Table 1 Gibson–Ashby scaling parameters Cell growth model
A computational model for pre-osteoblast cell proliferation was developed based on the work of Guyot et al. (2014). Cell proliferation is represented here as an advancing surface which grows from the original solid scaffold into the void domain. Guyot et al. (2014)’s work included validation of the level set model with experimental observation (Guyot et al. 2014) and was found to be representative of cell growth in a cell-seeded bone regeneration scaffold. The model implemented here is particularly convenient because, by using the level set method, it can be applied to any 3D geometry, not just TPMS scaffolds. In this study, we used a finite difference method, while Guyot et al. (2014) used a finite element method, hence a validation study is presented in “Appendix A” showing that the two implementations yield similar results. We used the same time step as in the study by Guyot et al. (2014), \(10^{-4}\).
For each scaffold, a 3D distance function, \(\varphi\), is calculated through a defined series of time steps, t. The \(\varphi =0\) isosurface is an interface which advances from the original solid scaffold into the available empty space (the pores), as given in the equation as follows:
$$\begin{aligned} {\frac{\delta \varphi }{\delta t}+u\cdot \nabla \varphi =0,} \end{aligned}$$
(6)
The rate of advance of the \(\varphi =0\) interface is the advection velocity, u;
$$\begin{aligned} u = {\left\{ \begin{array}{ll} -kn &{}\hbox { if k}\ >0\\ 0 &{}\hbox { if k}\ \le 0 \end{array}\right. } \end{aligned}$$
(7)
which is proportional to the local curvature, k;
$$\begin{aligned} {k=\nabla \cdot n,} \end{aligned}$$
(8)
In turn, k is calculated at each time step and is proportional to the normal of the interface denoted by n;
$$\begin{aligned} {n=\frac{\nabla \varphi }{|\nabla \varphi |},} \end{aligned}$$
(9)
The cumulative cell growth at any time is given by the difference in volume between the \(\varphi =0\) interface at that time, and the original scaffold. An illustration of this model applied in a simple 2D case is shown in Fig. 5; the local curvature due to the corner of the original scaffold drives rapid cell growth.
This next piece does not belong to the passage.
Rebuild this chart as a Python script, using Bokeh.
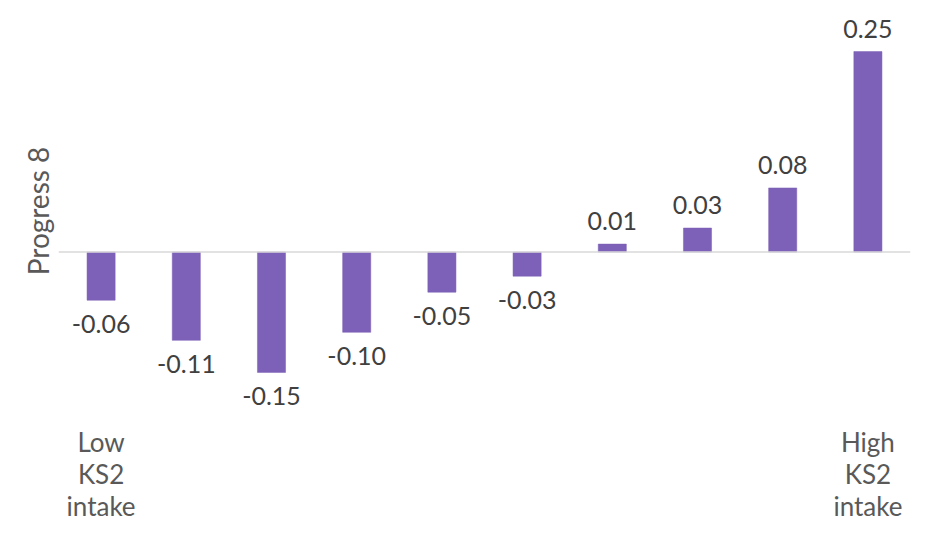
from bokeh.plotting import figure
from bokeh.models import Span, Range1d, FixedTicker
from bokeh.core.properties import value
from bokeh.embed import file_html
from bokeh.resources import INLINE

# ---- data ----
groups = [1, 2, 3, 4, 5, 6, 7, 8, 9, 10]          # KS2 intake groups, low -> high
progress8 = [-0.06, -0.11, -0.15, -0.10, -0.05, -0.03, 0.01, 0.03, 0.08, 0.25]
tick_positions = [1, 10]
tick_labels = ["Low\nKS2\nintake", "High\nKS2\nintake"]
y_label = "Progress 8"

BAR = "#7d60b7"
FONT = "Lato"

p = figure(x_range=Range1d(0.5, 10.5),
           y_range=Range1d(-0.2012, 0.3037),
           width=932, height=524,
           min_border_left=58, min_border_right=22,
           min_border_top=8, min_border_bottom=10,
           output_backend="svg", toolbar_location=None)

p.outline_line_color = None
p.background_fill_color = "white"
p.border_fill_color = "white"
p.grid.visible = False

p.vbar(x=groups, top=progress8, bottom=0, width=0.33,
       fill_color=BAR, line_color=BAR, line_width=0.5)

p.add_layout(Span(location=0, dimension="width", line_color="#d9d9d9", line_width=1.5))

pos = [i for i, v in enumerate(progress8) if v >= 0]
neg = [i for i, v in enumerate(progress8) if v < 0]
for idx, base, off in ((pos, "alphabetic", -23), (neg, "top", 15)):
    p.text(x=[groups[i] for i in idx], y=[progress8[i] for i in idx],
           text=["%.2f" % progress8[i] for i in idx],
           text_align="center", text_baseline=base, y_offset=off,
           text_font=value(FONT), text_font_size="25px", text_color="#404040")

# x axis: only first/last labels
p.xaxis.ticker = FixedTicker(ticks=tick_positions)
p.xaxis.major_label_overrides = dict(zip(tick_positions, tick_labels))
p.xaxis.axis_line_color = None
p.xaxis.major_tick_line_color = None
p.xaxis.minor_tick_line_color = None
p.xaxis.major_label_text_font = FONT
p.xaxis.major_label_text_font_size = "26px"
p.xaxis.major_label_text_color = "#595959"
p.xaxis.major_label_text_line_height = 1.0
p.xaxis.major_label_standoff = 6

# y axis: only title
p.yaxis.ticker = FixedTicker(ticks=[])
p.yaxis.axis_label = y_label
p.yaxis.axis_label_text_font = FONT
p.yaxis.axis_label_text_font_style = "normal"
p.yaxis.axis_label_text_font_size = "28px"
p.yaxis.axis_label_text_color = "#595959"
p.yaxis.axis_line_color = None
p.yaxis.major_tick_line_color = None
p.yaxis.minor_tick_line_color = None
p.yaxis.major_label_standoff = 0
p.yaxis.axis_label_standoff = 4

open("out.html", "w").write(file_html(p, INLINE))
A mesh convergence analysis was performed to determine the number of voxels required for accurate cell growth modelling. The cell growth rate was calculated for scaffolds discretised into increasing numbers of voxels, from 125,000 up to 15.625 million. The total number of voxels was deemed appropriate when the absolute change in cell growth rate between successive discretisation values was lower than \(1\%\). Scaffolds with one million voxels satisfied this criterion and were therefore used for cell growth modelling throughout this study.